Abuso dei contratti a termine: inasprimento delle sanzioni con il Decreto “Salva Infrazioni”

In data 17 settembre 2024 è entrato in vigore il Decreto Legge del 16 settembre 2024, n. 131 c.d. “Decreto Salva Infrazioni” pubblicato sulla Gazzetta Ufficiale n. 217 del 16 settembre 2024 e contenente “Disposizioni urgenti per l’attuazione di obblighi derivanti da atti dell’Unione europea e da procedure di infrazione e pre-infrazione pendenti nei confronti dello Stato italiano”.

In materia di lavoro si segnalano l’art. 11, per il settore privato (intitolato “Modifiche all’articolo 28 del decreto legislativo 15 giugno 2015, n. 81, in materia di indennità risarcitoria onnicomprensiva prevista per gli abusi pregressi per il settore privato – Procedura di infrazione 2014/4231”) e l’art. 12, per il pubblico impiego (intitolato “Modifiche all’articolo 36 del decreto legislativo 30 marzo 2001 n. 165, in materia di disciplina della responsabilità risarcitoria per l’abuso di utilizzo di una successione di contratti o rapporti di lavoro a tempo determinato – Procedura d’infrazione n. 2014/4231”) che hanno apportato significative modifiche alla disciplina dei contratti a termine.

Di seguito le novità apportate:

Nel settore privato, l’art. 11 ha modificato l’art. 28 del D. Lgs. n. 81/2015 c.d. “Testo unico sui contratti di lavoro” che, in caso di abuso della normativa sui contratti a termine, prevedeva la facoltà per il giudice di trasformare il contratto da tempo determinato a tempo indeterminato, oltre che di condannare il datore di lavoro al risarcimento del danno, stabilendo un’indennità onnicomprensiva tra un minimo di 2,5 e un massimo di 12 mensilità dell’ultima retribuzione utile per il calcolo del TFR.

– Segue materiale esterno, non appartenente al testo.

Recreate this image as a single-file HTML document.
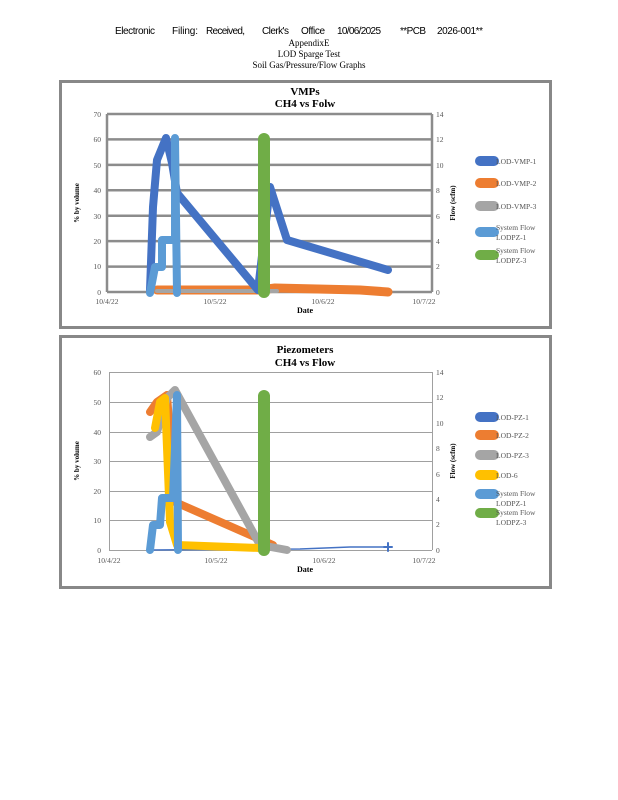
<!DOCTYPE html>
<html><head><meta charset="utf-8"><style>
html,body{margin:0;padding:0;background:#fff;}
svg{display:block;}
text{font-family:"Liberation Serif",serif;}
text.s{font-family:"Liberation Sans",sans-serif;}
</style></head><body>
<svg width="618" height="800" viewBox="0 0 618 800" xmlns="http://www.w3.org/2000/svg">
<!-- header -->
<g font-size="10" fill="#000">
<text class="s" x="115" y="34" textLength="40">Electronic</text>
<text class="s" x="172" y="34" textLength="26">Filing:</text>
<text class="s" x="206" y="34" textLength="39">Received,</text>
<text class="s" x="262" y="34" textLength="27">Clerk's</text>
<text class="s" x="301" y="34" textLength="24">Office</text>
<text class="s" x="337" y="34" textLength="44">10/06/2025</text>
<text class="s" x="400" y="34" textLength="26">**PCB</text>
<text class="s" x="437" y="34" textLength="46">2026-001**</text>
</g>
<g font-size="9" text-anchor="middle" fill="#000">
<text x="309" y="46">AppendixE</text>
<text x="309" y="57">LOD Sparge Test</text>
<text x="309" y="68">Soil Gas/Pressure/Flow Graphs</text>
</g>

<!-- chart 1 -->
<rect x="60.5" y="81.5" width="490" height="246" fill="#fff" stroke="#888" stroke-width="3"/>
<g font-weight="bold" font-size="11" text-anchor="middle"><text x="305" y="95">VMPs</text><text x="305" y="107">CH4 vs Folw</text></g>
<g stroke="#8c8c8c" stroke-width="2.5">
<line x1="107" y1="114" x2="432" y2="114"/><line x1="107" y1="139.4" x2="432" y2="139.4"/>
<line x1="107" y1="164.9" x2="432" y2="164.9"/><line x1="107" y1="190.3" x2="432" y2="190.3"/>
<line x1="107" y1="215.7" x2="432" y2="215.7"/><line x1="107" y1="241.1" x2="432" y2="241.1"/>
<line x1="107" y1="266.6" x2="432" y2="266.6"/><line x1="107" y1="292" x2="432" y2="292"/>
<line x1="107" y1="114" x2="107" y2="292"/><line x1="432" y1="114" x2="432" y2="292"/>
</g>
<g font-size="7.5" fill="#555" text-anchor="end">
<text x="101" y="117">70</text><text x="101" y="142">60</text><text x="101" y="168">50</text><text x="101" y="193">40</text><text x="101" y="219">30</text><text x="101" y="244">20</text><text x="101" y="269">10</text><text x="101" y="295">0</text>
</g>
<g font-size="7.5" fill="#555">
<text x="436" y="117">14</text><text x="436" y="142">12</text><text x="436" y="168">10</text><text x="436" y="193">8</text><text x="436" y="219">6</text><text x="436" y="244">4</text><text x="436" y="269">2</text><text x="436" y="295">0</text>
</g>
<g font-size="7.5" fill="#555" text-anchor="middle"><text x="107" y="304">10/4/22</text><text x="215" y="304">10/5/22</text><text x="323" y="304">10/6/22</text><text x="424" y="304">10/7/22</text></g>
<text x="305" y="313" font-size="8" font-weight="bold" text-anchor="middle">Date</text>
<text x="0" y="0" font-size="7" font-weight="bold" text-anchor="middle" transform="translate(79,203) rotate(-90)">% by volume</text>
<text x="0" y="0" font-size="7" font-weight="bold" text-anchor="middle" transform="translate(455,203) rotate(-90)">Flow (scfm)</text>
<g fill="none" stroke-linecap="round" stroke-linejoin="round">
<polyline stroke="#ED7D31" stroke-width="9" points="157,290 260,290 275,288 360,290 388,292"/>
<polyline stroke="#A5A5A5" stroke-width="4" points="157,291 277,291"/>
<polyline stroke="#4472C4" stroke-width="8" points="150,290 153,207 157,160 166,138 172,163 177,193 258,290 270,187 287,240 388,270"/>
<polyline stroke="#5B9BD5" stroke-width="8" points="150,293 155,267 162,267 162,240 167,240 175,240 175,138 177,293"/>
<line stroke="#70AD47" stroke-width="12" x1="264" y1="292" x2="264" y2="139"/>
</g>
<g font-size="7.5" fill="#555">
<line x1="480" y1="161" x2="494" y2="161" stroke="#4472C4" stroke-width="10" stroke-linecap="round"/><text x="496" y="164">LOD-VMP-1</text>
<line x1="480" y1="183" x2="494" y2="183" stroke="#ED7D31" stroke-width="10" stroke-linecap="round"/><text x="496" y="186">LOD-VMP-2</text>
<line x1="480" y1="206" x2="494" y2="206" stroke="#A5A5A5" stroke-width="10" stroke-linecap="round"/><text x="496" y="209">LOD-VMP-3</text>
<line x1="480" y1="232" x2="494" y2="232" stroke="#5B9BD5" stroke-width="10" stroke-linecap="round"/><text x="496" y="230">System Flow</text><text x="496" y="240">LODPZ-1</text>
<line x1="480" y1="255" x2="494" y2="255" stroke="#70AD47" stroke-width="10" stroke-linecap="round"/><text x="496" y="253">System Flow</text><text x="496" y="263">LODPZ-3</text>
</g>

<!-- chart 2 -->
<rect x="60.5" y="336.5" width="490" height="251" fill="#fff" stroke="#888" stroke-width="3"/>
<g font-weight="bold" font-size="11" text-anchor="middle"><text x="305" y="353">Piezometers</text><text x="305" y="366">CH4 vs Flow</text></g>
<g stroke="#a0a0a0" stroke-width="1">
<line x1="109" y1="372.5" x2="432" y2="372.5"/><line x1="109" y1="402.5" x2="432" y2="402.5"/>
<line x1="109" y1="432.5" x2="432" y2="432.5"/><line x1="109" y1="461.5" x2="432" y2="461.5"/>
<line x1="109" y1="491.5" x2="432" y2="491.5"/><line x1="109" y1="520.5" x2="432" y2="520.5"/>
<line x1="109" y1="550.5" x2="432" y2="550.5"/>
<line x1="109.5" y1="372" x2="109.5" y2="550"/><line x1="432.5" y1="372" x2="432.5" y2="550"/>
</g>
<g font-size="7.5" fill="#555" text-anchor="end">
<text x="101" y="375">60</text><text x="101" y="405">50</text><text x="101" y="435">40</text><text x="101" y="464">30</text><text x="101" y="494">20</text><text x="101" y="523">10</text><text x="101" y="553">0</text>
</g>
<g font-size="7.5" fill="#555">
<text x="436" y="375">14</text><text x="436" y="400">12</text><text x="436" y="426">10</text><text x="436" y="451">8</text><text x="436" y="477">6</text><text x="436" y="502">4</text><text x="436" y="527">2</text><text x="436" y="553">0</text>
</g>
<g font-size="7.5" fill="#555" text-anchor="middle"><text x="109" y="563">10/4/22</text><text x="216" y="563">10/5/22</text><text x="324" y="563">10/6/22</text><text x="424" y="563">10/7/22</text></g>
<text x="305" y="572" font-size="8" font-weight="bold" text-anchor="middle">Date</text>
<text x="0" y="0" font-size="7" font-weight="bold" text-anchor="middle" transform="translate(79,461) rotate(-90)">% by volume</text>
<text x="0" y="0" font-size="7" font-weight="bold" text-anchor="middle" transform="translate(455,461) rotate(-90)">Flow (scfm)</text>
<g fill="none" stroke-linecap="round" stroke-linejoin="round">
<polyline stroke="#4472C4" stroke-width="1.5" points="150,550 300,549 350,547 388,547"/>
<path d="M384 547h8M388 543v8" stroke="#4472C4" stroke-width="2"/>
<polyline stroke="#ED7D31" stroke-width="8" points="150,412 157,402 167,395 175,502 273,545"/>
<polyline stroke="#A5A5A5" stroke-width="8" points="150,437 157,432 167,398 175,390 260,545 287,550"/>
<polyline stroke="#FFC000" stroke-width="8" points="155,428 160,402 165,398 170,522 177,545 260,548"/>
<polyline stroke="#5B9BD5" stroke-width="8" points="150,550 153,525 160,525 162,498 173,498 177,395 178,550"/>
<line stroke="#70AD47" stroke-width="12" x1="264" y1="550" x2="264" y2="396"/>
</g>
<g font-size="7.5" fill="#555">
<line x1="480" y1="417" x2="494" y2="417" stroke="#4472C4" stroke-width="10" stroke-linecap="round"/><text x="496" y="420">LOD-PZ-1</text>
<line x1="480" y1="435" x2="494" y2="435" stroke="#ED7D31" stroke-width="10" stroke-linecap="round"/><text x="496" y="438">LOD-PZ-2</text>
<line x1="480" y1="455" x2="494" y2="455" stroke="#A5A5A5" stroke-width="10" stroke-linecap="round"/><text x="496" y="458">LOD-PZ-3</text>
<line x1="480" y1="475" x2="494" y2="475" stroke="#FFC000" stroke-width="10" stroke-linecap="round"/><text x="496" y="478">LOD-6</text>
<line x1="480" y1="494" x2="494" y2="494" stroke="#5B9BD5" stroke-width="10" stroke-linecap="round"/><text x="496" y="496">System Flow</text><text x="496" y="506">LODPZ-1</text>
<line x1="480" y1="513" x2="494" y2="513" stroke="#70AD47" stroke-width="10" stroke-linecap="round"/><text x="496" y="515">System Flow</text><text x="496" y="525">LODPZ-3</text>
</g>
</svg>
</body></html>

Il sopracitato art. 11 ha integrato il comma 2 del suddetto articolo prevedendo la possibilità per il giudice, nel caso in cui il lavoratore dimostri di aver subito un maggior danno, di stabilire un’indennità superiore alle 12 mensilità senza fissare un tetto massimo.

Il Decreto Salva Infrazioni (art. 11, lett. b) ha inoltre abrogato il terzo comma del medesimo art. 28 D. Lgs. n. 81/2015 che stabiliva, in presenza di contratti collettivi che prevedevano l’assunzione, anche a tempo indeterminato, di lavoratori già occupati con contratto a termine nell’ambito di specifiche graduatorie, una riduzione pari alla metà dell’indennità massima di 12 mensilità.

Nel settore del pubblico impiego, l’art. 12 ha modificato l’art. 36, commi 3, 4 e 5, della L. 165/2001 (normativa vigente per i contratti a termine nel pubblico impiego), stabilendo espressamente l’entità del risarcimento da riconoscere al lavoratore in caso di danno conseguente all’abuso nell’utilizzo del contratto a termine. Tale articolo, infatti, prevede che il giudice, fatta salva la facoltà per il lavoratore di provare il maggior danno, dovrà condannare la Pubblica Amministrazione ad un’indennità risarcitoria compresa tra un minimo di 4 e un massimo di 24 mensilità dell’ultima retribuzione utile per il calcolo del TFR. La disposizione in esame precisa altresì che il parametro in funzione del quale il giudice è chiamato a individuare tale indennizzo è la “gravità della violazione” da determinarsi, anche in rapporto al numero dei contratti intervenuti tra le parti e alla durata complessiva del rapporto con la Pubblica Amministrazione. Resta fermo naturalmente il divieto di trasformare il contratto a termine illegittimo in contratto a tempo indeterminato, in osservanza dell’art. 97 Cost. che impone la regola concorsuale per il reclutamento del personale della Pubblica Amministrazione.